Skip site navigation (1)Skip section navigation (2)
Date:      Fri, 13 Dec 2002 08:37:59 +0100
From:      Szilveszter Adam <sziszi@bsd.hu>
To:        Jeremy Brown <jeremy@guero.com>
Cc:        freebsd-doc@FreeBSD.ORG
Subject:   Re: offer to mirror handbook and other docs
Message-ID:  <20021213073758.GB840@fonix.adamsfamily.xx>
In-Reply-To: <Pine.BSF.4.44.0212130310550.33018-100000@guero.com>
References:  <Pine.BSF.4.44.0212130310550.33018-100000@guero.com>

next in thread | previous in thread | raw e-mail | index | archive | help
Hello,

On Fri, Dec 13, 2002 at 03:26:51AM +0000, Jeremy Brown wrote:
> 
> Hi,
> 
> I would like to offer to mirror the FreeBSD handbook on my site. Is there
> a problem with providing this on my site? It will maintain all copyrights
> and information of your project. I wanted to make sure it was okay to
> provide this. The reason being my hosting provider has many standard
> features but not all of them are available so I would have a separate
> tables of contents that includes topics that do work on the server. Please
> let me know what I have to do to be able to provide this.

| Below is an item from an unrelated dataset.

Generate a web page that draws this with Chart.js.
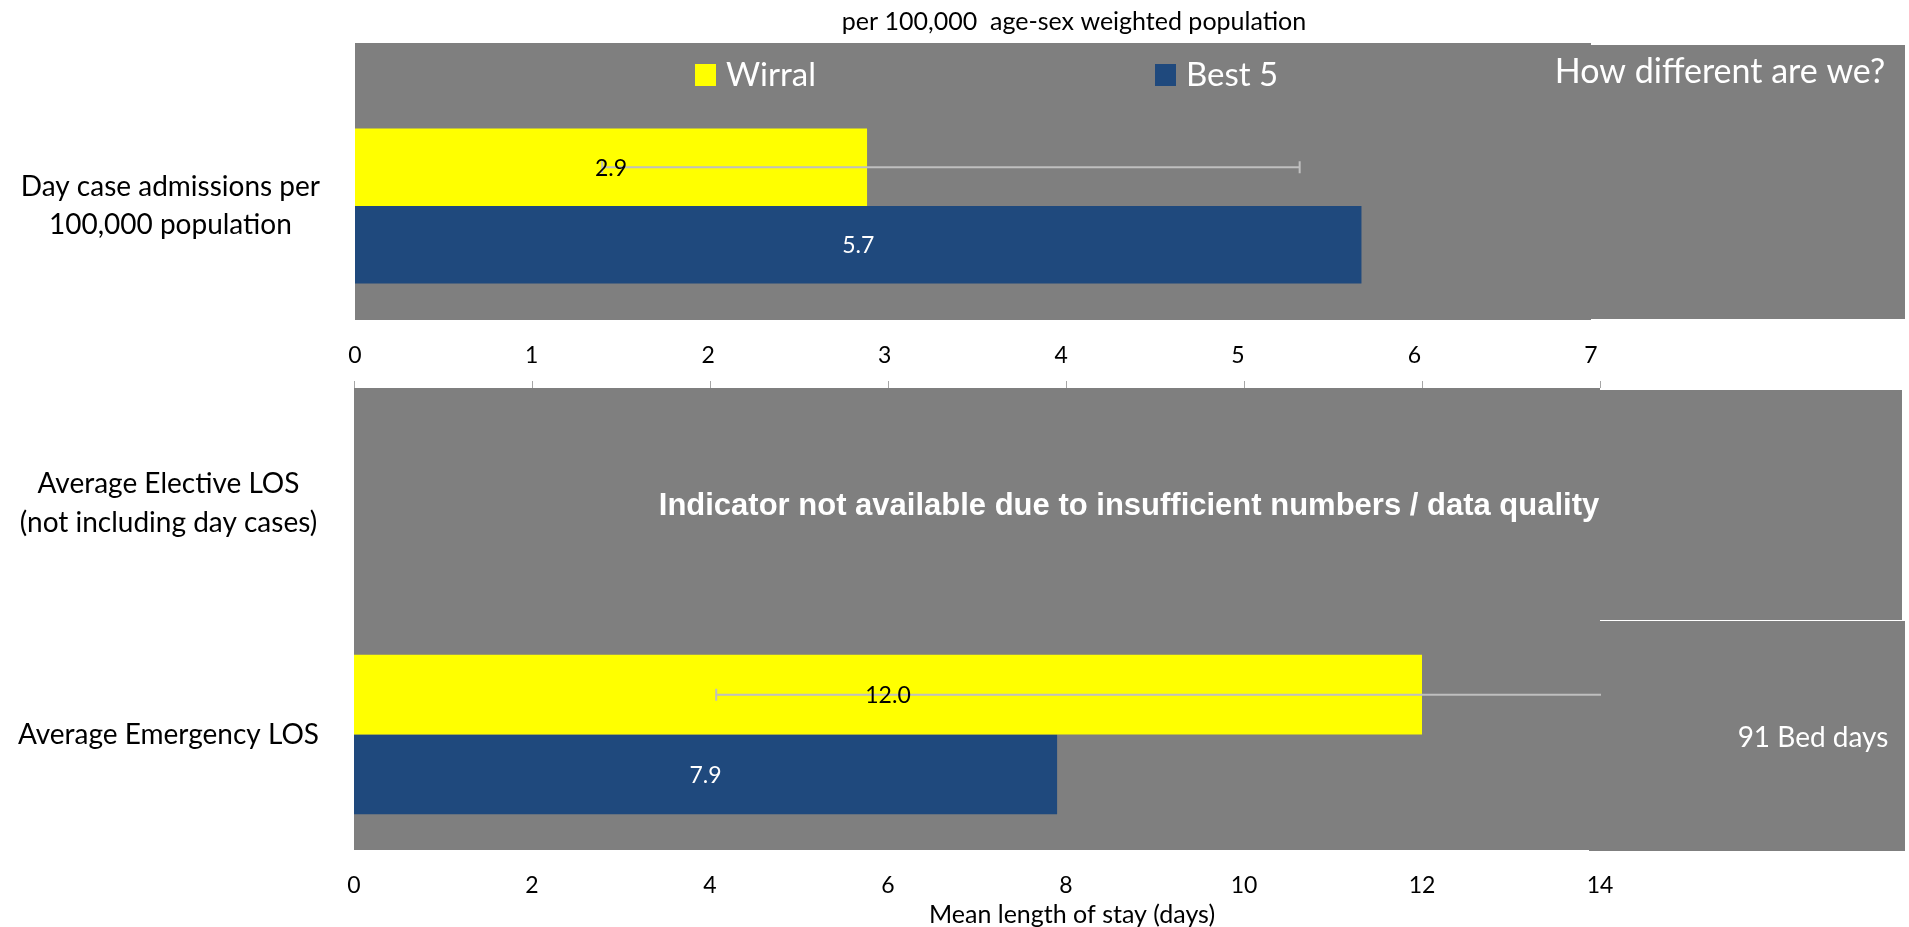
<!DOCTYPE html>
<html>
<head>
<meta charset="utf-8">
<script src="https://cdn.jsdelivr.net/npm/chart.js@4.4.1/dist/chart.umd.min.js"></script>
<style>
  body { margin: 0; background: #ffffff; }
  #wrap { position: relative; width: 1909px; height: 927px; overflow: hidden; }
  canvas { position: absolute; left: 0; }
  #topChart { top: 0; }
  #losChart { top: 370px; }
</style>
</head>
<body>
<div id="wrap">
  <canvas id="topChart" width="1909" height="370"></canvas>
  <canvas id="losChart" width="1909" height="557"></canvas>
</div>
<script>
'use strict';
// series
var seriesNames = ['Wirral', 'Best 5'];
var seriesColours = ['#ffff00', '#1f497d'];
var labelColours = ['#000000', '#ffffff'];

// top panel: day case admissions
var dayCaseLabels = [['Day case admissions per', '100,000 population']];
var dayCaseWirral = [2.9];
var dayCaseBest = [5.7];
var dayCaseLow = [1.4];
var dayCaseHigh = [5.35];

// bottom panel: length of stay
var losLabels = [['Average Elective LOS', '(not including day cases)'], 'Average Emergency LOS'];
var losWirral = [null, 12.0];
var losBest = [null, 7.9];
var losLow = [null, 4.07];
var losHigh = [null, 16];

var grey = '#7f7f7f';
var font = 'Lato';

function text(ctx, str, x, y, size, colour, weight, family) {
  ctx.save();
  ctx.font = (weight || 'normal') + ' ' + size + 'px ' + (family || font);
  ctx.fillStyle = colour;
  ctx.textAlign = 'center';
  ctx.textBaseline = 'middle';
  ctx.fillText(str, x, y);
  ctx.restore();
}

// error bars + centred value labels
var barExtras = {
  id: 'barExtras',
  afterDatasetsDraw: function(chart, args, opts) {
    var ctx = chart.ctx;
    var xs = chart.scales.x;
    var area = chart.chartArea;
    var meta0 = chart.getDatasetMeta(0);
    ctx.save();
    ctx.beginPath();
    ctx.rect(area.left, area.top - 10, area.right - area.left + 1, area.bottom - area.top + 20);
    ctx.clip();
    ctx.strokeStyle = '#bfbfbf';
    ctx.lineWidth = 2;
    for (var i = 0; i < opts.low.length; i++) {
      if (opts.low[i] == null) continue;
      var bar = meta0.data[i];
      var x1 = xs.getPixelForValue(opts.low[i]);
      var x2 = xs.getPixelForValue(opts.high[i]);
      ctx.beginPath();
      ctx.moveTo(x1, bar.y); ctx.lineTo(x2, bar.y);
      ctx.moveTo(x1, bar.y - 6); ctx.lineTo(x1, bar.y + 6);
      ctx.moveTo(x2, bar.y - 6); ctx.lineTo(x2, bar.y + 6);
      ctx.stroke();
    }
    ctx.restore();
    chart.data.datasets.forEach(function(ds, d) {
      chart.getDatasetMeta(d).data.forEach(function(bar, i) {
        if (ds.data[i] == null) return;
        text(ctx, ds.data[i].toFixed(1), (bar.x + bar.base) / 2, bar.y + 1, 23, labelColours[d]);
      });
    });
  }
};

// grey panels and text boxes
var panels = {
  id: 'panels',
  beforeDraw: function(chart, args, opts) {
    var ctx = chart.ctx;
    ctx.save();
    ctx.fillStyle = grey;
    opts.rects.forEach(function(r) { ctx.fillRect(r[0], r[1], r[2], r[3]); });
    ctx.restore();
  },
  afterDraw: function(chart, args, opts) {
    var ctx = chart.ctx;
    opts.texts.forEach(function(t) { text(ctx, t[0], t[1], t[2], t[3], t[4], t[5], t[6]); });
    if (opts.legend) {
      chart.data.datasets.forEach(function(ds, d) {
        var lx = opts.legend[d];
        ctx.fillStyle = ds.backgroundColor;
        ctx.fillRect(lx, 64, 21, 22);
        ctx.save();
        ctx.font = '33px ' + font;
        ctx.fillStyle = '#ffffff';
        ctx.textBaseline = 'middle';
        ctx.fillText(ds.label, lx + 31, 75);
        ctx.restore();
      });
    }
  }
};

function yAxis(width) {
  return {
    type: 'category',
    grid: { display: false, drawTicks: false },
    border: { display: false },
    ticks: { color: '#000000', crossAlign: 'center', padding: 35,
             font: { family: font, size: 28, lineHeight: 1.36 } },
    afterFit: function(s) {
      s.width = width;
      // labels must not push the plot area around
      s.paddingTop = 0;
      s.paddingBottom = 0;
    }
  };
}

function datasets(a, b, pct) {
  return [a, b].map(function(vals, i) {
    return { label: seriesNames[i], data: vals, backgroundColor: seriesColours[i],
             barPercentage: 1, categoryPercentage: pct };
  });
}

new Chart(document.getElementById('topChart'), {
  type: 'bar',
  data: { labels: dayCaseLabels, datasets: datasets(dayCaseWirral, dayCaseBest, 0.68) },
  plugins: [panels, barExtras],
  options: {
    indexAxis: 'y',
    responsive: false,
    animation: false,
    devicePixelRatio: 1,
    layout: { padding: { top: 92, right: 318, left: 0, bottom: 0 } },
    scales: {
      x: {
        min: 0, max: 7,
        grid: { display: false, drawTicks: false },
        border: { display: false },
        ticks: { stepSize: 1, padding: 22, color: '#000000', font: { family: font, size: 23 } },
        afterFit: function(s) { s.height = 50; }
      },
      y: yAxis(355)
    },
    plugins: {
      legend: { display: false },
      tooltip: { enabled: false },
      barExtras: { low: dayCaseLow, high: dayCaseHigh },
      panels: {
        rects: [[355, 43, 1236, 277], [1591, 45, 314, 274]],
        texts: [
          ['per 100,000  age-sex weighted population', 1074, 22, 25, '#000000'],
          ['How different are we?', 1720, 72, 34, '#ffffff']
        ],
        legend: [695, 1155]
      }
    }
  }
});

new Chart(document.getElementById('losChart'), {
  type: 'bar',
  data: { labels: losLabels, datasets: datasets(losWirral, losBest, 0.69) },
  plugins: [panels, barExtras],
  options: {
    indexAxis: 'y',
    responsive: false,
    animation: false,
    devicePixelRatio: 1,
    layout: { padding: { top: 0, right: 309, left: 0, bottom: 0 } },
    scales: {
      x: {
        min: 0, max: 14,
        grid: { display: false, drawTicks: false },
        border: { display: false },
        ticks: { stepSize: 2, padding: 22, color: '#000000', font: { family: font, size: 23 } },
        afterFit: function(s) { s.height = 77; }
      },
      x2: {
        type: 'linear', position: 'top', min: 0, max: 14,
        grid: { drawOnChartArea: false, drawTicks: true, tickLength: 7, color: '#a6a6a6' },
        border: { display: false },
        ticks: { stepSize: 2, display: false },
        afterFit: function(s) { s.height = 18; }
      },
      y: yAxis(354)
    },
    plugins: {
      legend: { display: false },
      tooltip: { enabled: false },
      barExtras: { low: losLow, high: losHigh },
      panels: {
        rects: [[354, 18, 1246, 462], [1600, 20, 302, 230], [1589, 251, 316, 230]],
        texts: [
          ['Indicator not available due to insufficient numbers / data quality', 1129, 136, 31, '#ffffff', 'bold', '"Liberation Sans", Arial'],
          ['91 Bed days', 1813, 368, 28, '#ffffff'],
          ['Mean length of stay (days)', 1072, 545, 25, '#000000']
        ]
      }
    }
  }
});
</script>
</body>
</html>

I think there are no problems with you providing a copy of the Handbook
at your website, if you read and observe the copyright notice which is
in the front of the book.

As for the technical part. There are two ways open for you:

- You want to quickly get a copy in HTML format. For this, you can ftp
  to ftp.freebsd.org, go to the directory pub/FreeBSD/doc/handbook (if
  you want the English version) and download the html version (or any
  other format you like), unpack it on the web server and there you go.
  You will usually find a recent version here, but sometimes, when there
  are problems with the automated update process, it possible that it
  lags behind. This method is quick and easy.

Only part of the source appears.